As soon as Fatima came in the room and stood by the bed, Rohinka did something which amazed her daughter: she got up.
‘Mummy!’ said Fatima. ‘What are you doing?!’
‘Mamaji leaves today,’ said her mother. ‘There’s lots to do. You can help me.’
‘Shall I go and wake her up?’
Fatima, for all her indefatigability, her unstoppability, her take-no-prisoners approach to life, was very wary of her grandmother. (Who, predictably, doted on Mohammed.) She did not go into her room uninvited. It was tempting to let Fatima be Mrs Kamal’s early-morning alarm call; tempting, but probably not a great idea. Woken up in the wrong way, Mrs Kamal could start her last day in a bad mood and colour her departure for everyone. For a moment, Rohinka allowed herself to think about how nice it would be to get her home back: to get past that sense of always having somebody in your space. No one to encounter on a midnight trip to the bathroom, no one to hide birth-control
medication from, no one extra to have to cook for or wash up after or do laundry for; it would be nice to have Mohammed back in his room, nice to just have their home back to themselves. Normality had never seemed more attractive. Only the four of them – even the thought felt like a long, relieving exhale.
‘Best stay with me.
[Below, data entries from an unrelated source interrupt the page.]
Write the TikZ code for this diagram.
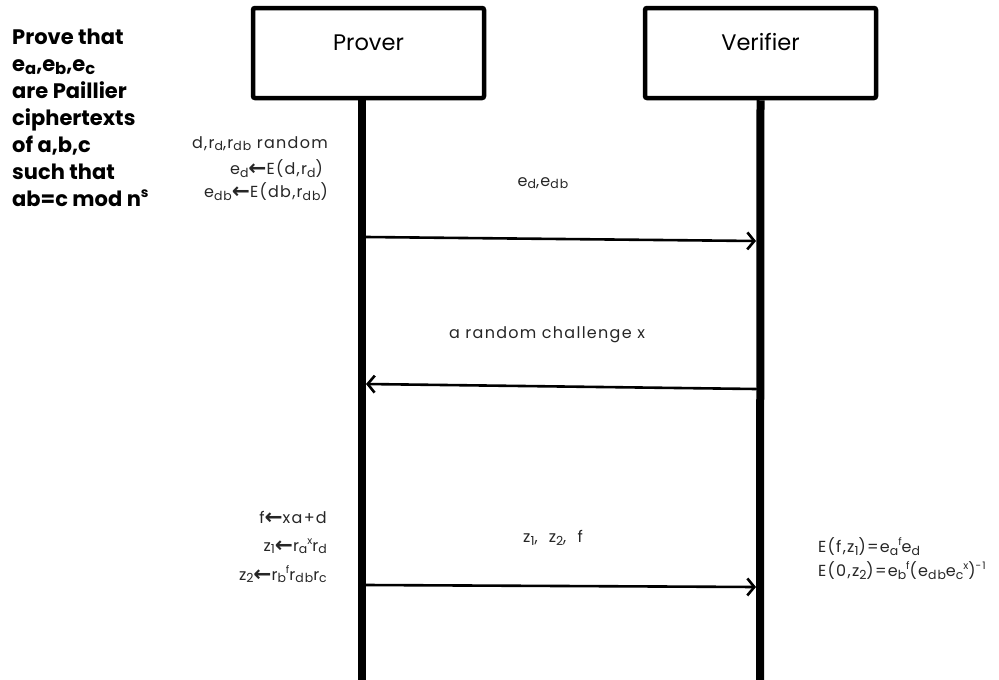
\documentclass[tikz,border=0pt]{standalone}
\usepackage{fontspec}
\usepackage{graphicx}
\setmainfont{Poppins}
\newfontfamily\symf{DejaVu Sans}
\usetikzlibrary{arrows.meta}
\newcommand\lo[1]{\raisebox{-0.25ex}{\scalebox{0.78}{#1}}}
\newcommand\hi[1]{\raisebox{0.8ex}{\scalebox{0.65}{#1}}}
\newcommand\losup[2]{\lo{#1}\hi{#2}}
\newcommand\larr{\raisebox{-0.1ex}{\scalebox{1.35}{\symf\bfseries\char"2190}}}
\tikzset{
  actor/.style={draw, line width=4.5pt, rounded corners=2pt, minimum width=231pt, minimum height=90pt,
    font=\fontsize{22.5}{22}\selectfont, text height=16pt, text depth=22pt, inner sep=0pt},
  life/.style={line width=8pt},
  msg/.style={line width=2.6pt, line cap=round, -{Straight Barb[length=7pt,width=17pt,line width=2.6pt]}},
  txt/.style={font=\fontsize{16}{18}\selectfont\addfontfeatures{LetterSpace=8}, inner sep=0pt, text=black!85},
  claim/.style={font=\fontsize{21}{27}\selectfont\bfseries, inner sep=0pt, align=left, anchor=north west},
}
\begin{document}
\begin{tikzpicture}[x=1pt,y=-1pt]
\useasboundingbox (0,0) rectangle (999,680);
% actors
\node[actor] (P) at (368.5,53) {Prover};
\node[actor] (V) at (760.5,53) {Verifier};
% lifelines
\coordinate (Pt) at (362,98);
\coordinate (Pb) at (362,680);
\coordinate (Vb) at (760,680);
\draw[life] (Pt) -- (Pb);
\draw[life] (V.south) -- (Vb);
% message endpoints
\coordinate (p1) at (366,237);
\coordinate (v1) at (756,241);
\coordinate (v2) at (756,389);
\coordinate (p2) at (366,384);
\coordinate (p3) at (366,585);
\coordinate (v3) at (756,587);
\draw[msg] (p1) -- (v1);
\draw[msg] (v2) -- (p2);
\draw[msg] (p3) -- (v3);
% message labels
\node[txt] (m1) at (543,183) {e\lo{d},e\lo{db}};
\node[txt] (m2) at (547,335) {a random challenge x};
\node[txt] (m3) at (553,538) {z\lo{1}, \ z\lo{2}, \ f};
% claim
\node[claim] (c) at (12,29) {Prove that\\ e\lo{a},e\lo{b},e\lo{c}\\ are Paillier\\ ciphertexts\\ of a,b,c\\ such that\\ ab=c mod n\hi{s}};
% prover computations
\node[txt, anchor=east] (t1) at (328,144) {d,r\lo{d},r\lo{db} random};
\node[txt, anchor=east] (t2) at (323,169) {e\lo{d}\larr E(d,r\lo{d})};
\node[txt, anchor=east] (t3) at (328,192) {e\lo{db}\larr E(db,r\lo{db})};
\node[txt, anchor=east] (b1) at (327,518) {f\larr xa+d};
\node[txt, anchor=east] (b2) at (327,546) {z\lo{1}\larr r\losup{a}{x}r\lo{d}};
\node[txt, anchor=east] (b3) at (327,574) {z\lo{2}\larr r\losup{b}{f}r\lo{db}r\lo{c}};
% verifier checks
\node[txt, anchor=west] (r1) at (818,547) {E(f,z\lo{1})=e\losup{a}{f}e\lo{d}};
\node[txt, anchor=west] (r2) at (818,571) {E(0,z\lo{2})=e\losup{b}{f}(e\lo{db}e\losup{c}{x})\hi{-1}};
\end{tikzpicture}
\end{document}
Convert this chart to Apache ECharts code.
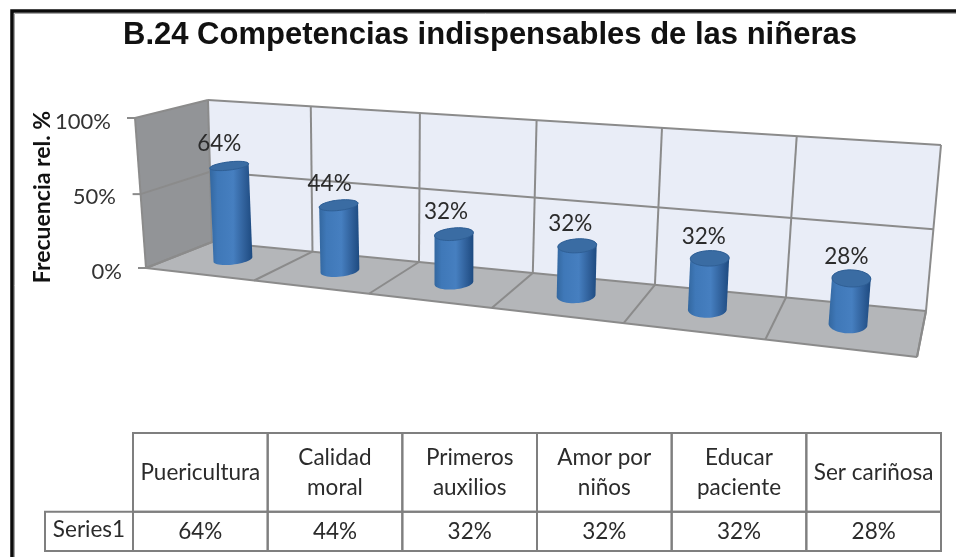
<!DOCTYPE html>
<html><head><meta charset="utf-8">
<style>html,body{margin:0;padding:0;background:#fff}#c{width:956px;height:557px}</style>
<script src="https://cdn.jsdelivr.net/npm/echarts@6/dist/echarts.min.js"></script>
</head><body><div id="c"></div>
<script>
const categories = ['Puericultura','Calidad\nmoral','Primeros\nauxilios','Amor por\nniños','Educar\npaciente','Ser cariñosa'];
const values = [64,44,32,32,32,28];
const yTicks = [0,50,100];
const seriesName = 'Series1';
const titleText = 'B.24 Competencias indispensables de las niñeras';
const yName = 'Frecuencia rel. %';

// projection of the plot box
const backQuad = [[212,242],[926,311],[941,145],[208,100]];
const frontQuad = [[146,268],[917,357],[932,182],[135,118]];
function homography(q){
  const [p0,p1,p2,p3]=q; // (0,0),(1,0),(1,1),(0,1)
  const dx1=p1[0]-p2[0],dx2=p3[0]-p2[0],sx=p0[0]-p1[0]+p2[0]-p3[0];
  const dy1=p1[1]-p2[1],dy2=p3[1]-p2[1],sy=p0[1]-p1[1]+p2[1]-p3[1];
  const d=dx1*dy2-dx2*dy1;
  const g=(sx*dy2-dx2*sy)/d,h=(dx1*sy-sx*dy1)/d;
  const a=p1[0]-p0[0]+g*p1[0],b=p3[0]-p0[0]+h*p3[0],c=p0[0];
  const e=p1[1]-p0[1]+g*p1[1],f=p3[1]-p0[1]+h*p3[1],k=p0[1];
  return (u,v)=>{const w=g*u+h*v+1;return [(a*u+b*v+c)/w,(e*u+f*v+k)/w];};
}
const backH=homography(backQuad), frontH=homography(frontQuad);
const GL=146,GT=122,GW=771,GH=150;
function proj(pt,w){ // pt = pixel from api.coord in main grid; w = depth 0..1
  const u0=(pt[0]-GL)/GW, v=(GT+GH-pt[1])/GH;
  const u=u0-0.01*Math.sin(Math.PI*u0); // stronger foreshortening, as in the picture
  const f=frontH(u,v), b=backH(u,v);
  return [f[0]+(b[0]-f[0])*w, f[1]+(b[1]-f[1])*w];
}
const GRID='#8b8b8b';
function line(a,b,lw){return {type:'line',shape:{x1:a[0],y1:a[1],x2:b[0],y2:b[1]},style:{stroke:GRID,lineWidth:lw||2}};}
function poly(pts,fill){return {type:'polygon',shape:{points:pts},style:{fill:fill}};}
function hull(points){
  const p=points.slice().sort((a,b)=>a[0]-b[0]||a[1]-b[1]);
  const cr=(o,a,b)=>(a[0]-o[0])*(b[1]-o[1])-(a[1]-o[1])*(b[0]-o[0]);
  const lo=[],up=[];
  for(const q of p){while(lo.length>1&&cr(lo[lo.length-2],lo[lo.length-1],q)<=0)lo.pop();lo.push(q);}
  for(const q of p.slice().reverse()){while(up.length>1&&cr(up[up.length-2],up[up.length-1],q)<=0)up.pop();up.push(q);}
  return lo.slice(0,-1).concat(up.slice(0,-1));
}
function renderWalls(params,api){
  const n=categories.length, band=api.size([1,0])[0];
  const C=(i,v)=>{const c=api.coord([0,v]);return [c[0]+(i-0.5)*band,c[1]];};
  const P=(i,v,w)=>proj(C(i,v),w);
  const ch=[];
  ch.push(poly([P(0,0,1),P(n,0,1),P(n,100,1),P(0,100,1)],'#e9edf7'));
  ch.push(poly([P(0,0,0),P(0,0,1),P(0,100,1),P(0,100,0)],'#929497'));
  ch.push(poly([P(0,0,0),P(n,0,0),P(n,0,1),P(0,0,1)],'#b4b6b9'));
  for(const t of yTicks){
    ch.push(line(P(0,t,0),P(0,t,1)));
    ch.push(line(P(0,t,1),P(n,t,1)));
    const a=P(0,t,0); ch.push(line([a[0]-8,a[1]],a));
  }
  for(let i=0;i<=n;i++){
    ch.push(line(P(i,0,1),P(i,100,1)));
    ch.push(line(P(i,0,0),P(i,0,1)));
  }
  ch.push(line(P(0,0,0),P(n,0,0)));
  ch.push(line(P(0,0,0),P(0,100,0)));
  ch.push(line(P(n,0,0),P(n,0,1)));
  return {type:'group',children:ch,silent:true};
}
function renderBar(params,api){
  const i=api.value(0), val=api.value(1);
  const W=0.54, RX=19.5, RW=0.2;
  const top=api.coord([i,val]), base=api.coord([i,0]);
  const ring=(pt)=>{
    const c=proj(pt,W), f=proj(pt,W-RW), b=proj(pt,W+RW);
    const r=proj([pt[0]+40,pt[1]],W);
    const ux=(r[0]-c[0]),uy=(r[1]-c[1]),ul=Math.hypot(ux,uy);
    const out=[];
    const dx=(b[0]-f[0])/2,dy=(b[1]-f[1])/2;
    const rx=Math.sqrt(Math.max(RX*RX-dx*dx,64));
    for(let k=0;k<48;k++){const t=k/48*Math.PI*2;
      out.push([c[0]+rx*Math.cos(t)*ux/ul+dx*Math.sin(t), c[1]+rx*Math.cos(t)*uy/ul+dy*Math.sin(t)]);}
    return {c,out};
  };
  const T=ring(top), B=ring(base);
  const body=hull(T.out.concat(B.out));
  const ch=[];
  ch.push({type:'polygon',shape:{points:body},style:{
    fill:new echarts.graphic.LinearGradient(0,0,1,0,[
      {offset:0,color:'#33679f'},{offset:0.18,color:'#3f78b8'},{offset:0.55,color:'#467fc0'},
      {offset:0.82,color:'#2f5f99'},{offset:1,color:'#1d4a80'}])}});
  ch.push({type:'polygon',shape:{points:T.out},style:{fill:'#3a6ca3',stroke:'#2f5f95',lineWidth:1}});
  const off=-10+5*(i/(categories.length-1));
  ch.push({type:'text',style:{text:val+'%',x:T.c[0]+off,y:T.c[1]-22,align:'center',verticalAlign:'middle',
    font:'22.5px Lato',fill:'#2b2b2b'}});
  return {type:'group',children:ch};
}
function renderTable(params,api){
  const i=api.value(0), band=api.size([1,0])[0], cx=api.coord([i,0])[0];
  const x0=cx-band/2, x1=cx+band/2;
  const yTop=api.coord([i,3])[1], yMid=api.coord([i,1])[1], yBot=api.coord([i,0])[1];
  const st={stroke:'#7f7f7f',fill:'transparent',lineWidth:2};
  const ch=[
    {type:'rect',shape:{x:x0,y:yTop,width:x1-x0,height:yMid-yTop},style:st},
    {type:'rect',shape:{x:x0,y:yMid,width:x1-x0,height:yBot-yMid},style:st},
    {type:'text',style:{text:categories[i],x:cx,y:(yTop+yMid)/2,align:'center',verticalAlign:'middle',
      font:'22.5px Lato',lineHeight:30,fill:'#2b2b2b'}},
    {type:'text',style:{text:api.value(1)+'%',x:cx,y:(yMid+yBot)/2,align:'center',verticalAlign:'middle',
      font:'22.5px Lato',fill:'#2b2b2b'}}
  ];
  if(i===0){
    ch.push({type:'rect',shape:{x:45,y:yMid,width:x0-45,height:yBot-yMid},style:st});
    ch.push({type:'text',style:{text:seriesName,x:(45+x0)/2,y:(yMid+yBot)/2-2,align:'center',verticalAlign:'middle',
      font:'22.5px Lato',fill:'#2b2b2b'}});
  }
  return {type:'group',children:ch,silent:true};
}
const chart=echarts.init(document.getElementById('c'),null,{renderer:'canvas'});
const rows=categories.map((c,i)=>[i,values[i]]);
const tickRich=p=>({fontSize:22,fontFamily:'Lato',color:'#333',padding:[0,p,0,0]});
chart.setOption({
  animation:false,
  backgroundColor:'#fff',
  title:{text:titleText,left:118,top:15,
    textStyle:{fontFamily:'"Liberation Sans"',fontWeight:'bold',fontSize:31,color:'#111'}},
  graphic:[
    {type:'rect',z:-1,shape:{x:12,y:11,width:960,height:560},style:{fill:'#fff',stroke:'#0c0c0c',lineWidth:3.5}},
    {type:'rect',z:-1,shape:{x:14.5,y:13.5,width:960,height:560},style:{fill:'transparent',stroke:'#a5a5a5',lineWidth:1}}
  ],
  grid:[{left:GL,top:GT,width:GW,height:GH,outerBoundsMode:'none'},{left:133,top:433,width:808,height:118,outerBoundsMode:'none'}],
  xAxis:[{gridIndex:0,type:'category',data:categories,show:false},
         {gridIndex:1,type:'category',data:categories,show:false}],
  yAxis:[{gridIndex:0,type:'value',min:0,max:100,interval:50,
      name:yName,nameLocation:'middle',nameGap:103,nameRotate:90,nameMoveOverlap:false,
      nameTextStyle:{fontFamily:'Lato',fontWeight:'bold',fontSize:23,color:'#111',verticalAlign:'middle'},
      axisLine:{show:false},axisTick:{show:false},splitLine:{show:false},
      axisLabel:{margin:24,color:'#333',fontFamily:'Lato',
        formatter:v=>`{a${v}|${v}%}`,
        rich:{a0:tickRich(0),a50:tickRich(6),a100:tickRich(11)}}},
    {gridIndex:1,type:'value',min:0,max:3,show:false}],
  series:[
    {type:'custom',name:'walls',xAxisIndex:0,yAxisIndex:0,data:[[0,0]],renderItem:renderWalls,z:1,clip:false},
    {type:'custom',name:seriesName,xAxisIndex:0,yAxisIndex:0,data:rows,encode:{x:0,y:1},renderItem:renderBar,z:2,clip:false},
    {type:'custom',name:'table',xAxisIndex:1,yAxisIndex:1,data:rows,renderItem:renderTable,z:3,clip:false}
  ]
});
</script></body></html>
Or go downstairs and see what Daddy is doing.’
Fatima nodded, her expression serious: she had a mission. She moved around to her father’s side of the bed and got in.
An hour and a half later and they were all in the kitchen, good to go. Even Shahid, who under the circumstances could be forgiven for lying in and giving the occasion a miss, was there. He had been out of custody for three days and was still giddily happy – the main symptom being that he couldn’t stop talking. He had lost weight in jail, five or six kilos, and what with the fresh shave and haircut he’d had on getting out, was suddenly much more handsome. In fact he now looked like someone out of a film, a lean dark good-looking stranger with a past. If it had been him going to Lahore, Rohinka would be willing to bet that he wouldn’t come back single. Now he was sitting next to Fatima, coaxing her to eat her breakfast cereal by pretending to take huge mouthfuls of it himself, then flying it to her mouth making aeroplane noises. Mrs Kamal was sitting next to him, arranging her passport and plane ticket and other documentation on the table in front of her. On the other side of her was Mohammed in his high chair, barely awake. He was not cranky, but he was also not fully conscious, and he was making no attempt to eat or to interact with anyone: sitting there slumped sideways, chubby and skimpy-haired, he had the air of a Sultan recovering from a heavy lunch. Next to him his father too looked tired, and the coincidence made them look very alike; the resemblance, which Rohinka sometimes could and sometimes couldn’t see, was unmistakable. They looked like twins with a thirty-five-year age gap.
Mrs Kamal snapped her handbag closed.
‘It’s time,’ she said.
‘Usman’s brought the car round,’ said Ahmed. The two brothers would take their mother to the airport; Shahid had an appointment
with Mrs Strauss the solicitor. They went into their farewells, and then came out in front of the shop, where Usman sat at the wheel of the Sharan with its hazard lights blinking. Ahmed loaded Mrs Kamal’s bag into the back of the people carrier. She had two suitcases and the biggest wheelie carry-on bag Rohinka had ever seen: with its handle extended, it was almost as tall as she was.